Parsing web sitemaps using JavaScript
Recently I came across an interesting project by Sean Thomas Burke called Sitemapper. This is a mini framework, which can be used to parse through sitemap XML files to get all included URLs. Such functionality is necessary when crawling through websites, as the sitemap (usually) holds an up-to-date list of all website URLs. In most cases this list should be enough when designing a crawler and you wouldn’t need to crawl manually the website and create a list of URLs.
Sitemap parser: Sitemapper
Sitemapper is a well-maintained and well-documented, open-source library offering the following features:
- Follows redirects
- Supports gzip sitemaps
- Debug mode
- Multi-threaded processing
- Timeout limit
- User-agent customization
I decided to replace the existing sitemap parsing functionality of the crawler project, described in my previous article, using Sitemapper. But since the project was missing several key features for my project, I added them to Sean’s repository.
New features
Below is the list of new features added and the business justification behind each feature:
- Option to retry failed requests
When crawling multiple URLs, it’s very common to have errors (e.g. server error). It’s a good practice to retry failed requests, to make sure that the issue is permanent and not just temporary failed attempt.

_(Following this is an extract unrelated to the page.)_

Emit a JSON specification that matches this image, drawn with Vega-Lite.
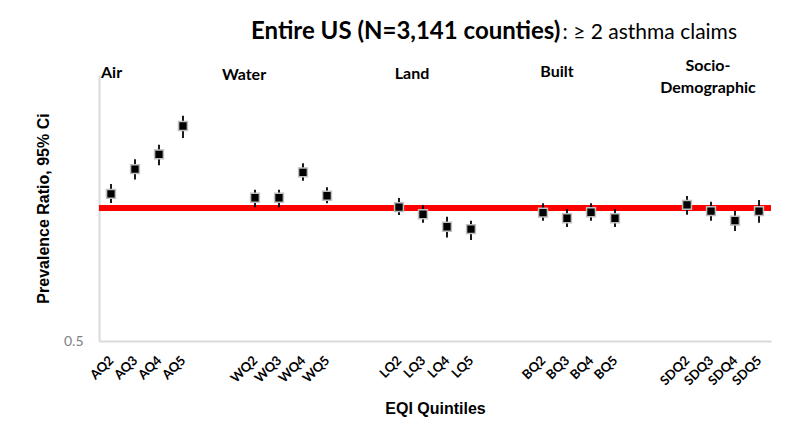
{
  "$schema": "https://vega.github.io/schema/vega-lite/v6.json",
  "width": 672,
  "height": 266,
  "autosize": {"type": "none"},
  "padding": {"left": 99, "top": 75, "right": 29, "bottom": 107},
  "background": "white",
  "config": {"view": {"stroke": null}},
  "data": {
    "values": [
      {"label": "AQ2", "group": "Air", "pr": 1.076, "lo": 1.026, "hi": 1.133},
      {"label": "AQ3", "group": "Air", "pr": 1.225, "lo": 1.16, "hi": 1.29},
      {"label": "AQ4", "group": "Air", "pr": 1.323, "lo": 1.25, "hi": 1.39},
      {"label": "AQ5", "group": "Air", "pr": 1.533, "lo": 1.44, "hi": 1.618},
      {"label": "WQ2", "group": "Water", "pr": 1.055, "lo": 1.004, "hi": 1.1},
      {"label": "WQ3", "group": "Water", "pr": 1.055, "lo": 1.004, "hi": 1.1},
      {"label": "WQ4", "group": "Water", "pr": 1.204, "lo": 1.153, "hi": 1.262},
      {"label": "WQ5", "group": "Water", "pr": 1.066, "lo": 1.025, "hi": 1.114},
      {"label": "LQ2", "group": "Land", "pr": 1.005, "lo": 0.964, "hi": 1.053},
      {"label": "LQ3", "group": "Land", "pr": 0.968, "lo": 0.926, "hi": 1.014},
      {"label": "LQ4", "group": "Land", "pr": 0.907, "lo": 0.857, "hi": 0.956},
      {"label": "LQ5", "group": "Land", "pr": 0.896, "lo": 0.846, "hi": 0.936},
      {"label": "BQ2", "group": "Built", "pr": 0.976, "lo": 0.936, "hi": 1.025},
      {"label": "BQ3", "group": "Built", "pr": 0.948, "lo": 0.906, "hi": 0.993},
      {"label": "BQ4", "group": "Built", "pr": 0.978, "lo": 0.936, "hi": 1.025},
      {"label": "BQ5", "group": "Built", "pr": 0.948, "lo": 0.906, "hi": 0.993},
      {"label": "SDQ2", "group": "Socio-Demographic", "pr": 1.016, "lo": 0.966, "hi": 1.065},
      {"label": "SDQ3", "group": "Socio-Demographic", "pr": 0.984, "lo": 0.936, "hi": 1.033},
      {"label": "SDQ4", "group": "Socio-Demographic", "pr": 0.936, "lo": 0.887, "hi": 0.984},
      {"label": "SDQ5", "group": "Socio-Demographic", "pr": 0.984, "lo": 0.926, "hi": 1.042}
    ]
  },
  "encoding": {
    "x": {
      "field": "label",
      "type": "nominal",
      "sort": null,
      "scale": {
        "type": "point",
        "padding": 0.5,
        "domain": ["AQ2", "AQ3", "AQ4", "AQ5", "_1", "_2", "WQ2", "WQ3", "WQ4", "WQ5", "_3", "_4", "LQ2", "LQ3", "LQ4", "LQ5", "_5", "_6", "BQ2", "BQ3", "BQ4", "BQ5", "_7", "_8", "SDQ2", "SDQ3", "SDQ4", "SDQ5"]
      },
      "axis": {
        "title": "EQI Quintiles",
        "titleFont": "Liberation Sans",
        "titleFontSize": 16,
        "titleFontWeight": "bold",
        "titleColor": "black",
        "titleBaseline": "alphabetic",
        "titleY": 72,
        "labelExpr": "indexof(datum.label, '_') >= 0 ? '' : datum.label",
        "labelAngle": -45,
        "labelAlign": "right",
        "labelBaseline": "middle",
        "labelPadding": 17,
        "labelFont": "Lato",
        "labelFontSize": 13,
        "labelFontWeight": "bold",
        "labelColor": "black",
        "ticks": false,
        "grid": false,
        "domainColor": "#d9d9d9",
        "domainWidth": 2
      }
    }
  },
  "layer": [
    {
      "mark": {"type": "rule", "color": "#ff0000", "strokeWidth": 5},
      "encoding": {"x": null, "y": {"datum": 1, "type": "quantitative", "scale": {"type": "log", "domain": [0.5, 2]}}}
    },
    {
      "mark": {"type": "rule", "color": "black", "strokeWidth": 1.8},
      "encoding": {
        "y": {
          "field": "lo",
          "type": "quantitative",
          "scale": {"type": "log", "domain": [0.5, 2]},
          "axis": {
            "title": "Prevalence Ratio, 95% Ci",
            "titleFont": "Liberation Sans",
            "titleFontSize": 16,
            "titleFontWeight": "bold",
            "titleColor": "black",
            "titleX": -56,
            "titleBaseline": "middle",
            "values": [0.5],
            "format": ".1f",
            "labelFlush": false,
            "labelFont": "Lato",
            "labelFontSize": 14,
            "labelColor": "#7f7f7f",
            "labelPadding": 16,
            "ticks": false,
            "grid": false,
            "domainColor": "#d9d9d9",
            "domainWidth": 2
          }
        },
        "y2": {"field": "hi"}
      }
    },
    {
      "mark": {"type": "point", "shape": "square", "filled": true, "color": "black", "stroke": "#bfbfbf", "strokeWidth": 1.5, "size": 78, "opacity": 1},
      "encoding": {"y": {"field": "pr", "type": "quantitative", "scale": {"type": "log", "domain": [0.5, 2]}}}
    },
    {
      "data": {"values": [{"t": "Entire US (N=3,141 counties)"}]},
      "mark": {"type": "text", "align": "left", "baseline": "alphabetic", "font": "Lato", "fontSize": 24, "fontWeight": "bold", "color": "black", "dx": 68, "dy": -36},
      "encoding": {"x": {"datum": "AQ5"}, "y": {"datum": 2, "type": "quantitative", "scale": {"type": "log", "domain": [0.5, 2]}}, "text": {"field": "t"}}
    },
    {
      "data": {"values": [{"t": ":  ≥ 2 asthma claims"}]},
      "mark": {"type": "text", "align": "right", "baseline": "alphabetic", "font": "Lato", "fontSize": 21, "color": "black", "dx": 26, "dy": -36},
      "encoding": {"x": {"datum": "SDQ3"}, "y": {"datum": 2, "type": "quantitative", "scale": {"type": "log", "domain": [0.5, 2]}}, "text": {"field": "t"}}
    },
    {
      "data": {"values": [{"t": "Air"}]},
      "mark": {"type": "text", "align": "left", "baseline": "alphabetic", "font": "Lato", "fontSize": 16, "fontWeight": "bold", "color": "black", "dx": -10, "dy": 3},
      "encoding": {"x": {"datum": "AQ2"}, "y": {"datum": 2, "type": "quantitative", "scale": {"type": "log", "domain": [0.5, 2]}}, "text": {"field": "t"}}
    },
    {
      "data": {"values": [{"t": "Water"}]},
      "mark": {"type": "text", "align": "center", "baseline": "alphabetic", "font": "Lato", "fontSize": 16, "fontWeight": "bold", "color": "black", "dx": -11, "dy": 5},
      "encoding": {"x": {"datum": "WQ2"}, "y": {"datum": 2, "type": "quantitative", "scale": {"type": "log", "domain": [0.5, 2]}}, "text": {"field": "t"}}
    },
    {
      "data": {"values": [{"t": "Land"}]},
      "mark": {"type": "text", "align": "center", "baseline": "alphabetic", "font": "Lato", "fontSize": 16, "fontWeight": "bold", "color": "black", "dx": 13, "dy": 4},
      "encoding": {"x": {"datum": "LQ2"}, "y": {"datum": 2, "type": "quantitative", "scale": {"type": "log", "domain": [0.5, 2]}}, "text": {"field": "t"}}
    },
    {
      "data": {"values": [{"t": "Built"}]},
      "mark": {"type": "text", "align": "center", "baseline": "alphabetic", "font": "Lato", "fontSize": 16, "fontWeight": "bold", "color": "black", "dx": 14, "dy": 2},
      "encoding": {"x": {"datum": "BQ2"}, "y": {"datum": 2, "type": "quantitative", "scale": {"type": "log", "domain": [0.5, 2]}}, "text": {"field": "t"}}
    },
    {
      "data": {"values": [{"t": ["Socio-", "Demographic"]}]},
      "mark": {"type": "text", "align": "center", "baseline": "alphabetic", "font": "Lato", "fontSize": 16, "fontWeight": "bold", "color": "black", "lineHeight": 22, "dx": -3, "dy": -4},
      "encoding": {"x": {"datum": "SDQ3"}, "y": {"datum": 2, "type": "quantitative", "scale": {"type": "log", "domain": [0.5, 2]}}, "text": {"field": "t"}}
    }
  ]
}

You now have the option to define the number of “retries” allowed for each failed request, using the “retries” parameter. - Concurrency limit / Rate limiting
Sitemap XML files, might be monitored by firewalls. If you are planning to parse the sitemap of large websites, you need to limit the number of concurrent requests to make sure that your IP address doesn’t get blocked by parsing a large number of files concurrently.
You now have the option to set how many sitemap URLs can be requested at the same time, using the “concurrency” parameter. - Error reporting
If you still get errors when parsing sitemaps, even after retrying, it’s useful to have the option to get back a list of errors occurred and the error code for each one of them. This allows you to follow them up manually or report them to another process for archiving purposes.
Using the parameter “returnErrors” you can configure Sitemapper to return the list of errors occurred too.
Getting started
You can find Sean’s sitemapper repository on GitHub and npm.
At the time of writing the new features I added haven’t been merged in Sean’s GitHub repository yet (waiting for my Pull request to be reviewed), but you can find them in my personal public fork repository along with updated documentation explaining each new feature in more detail.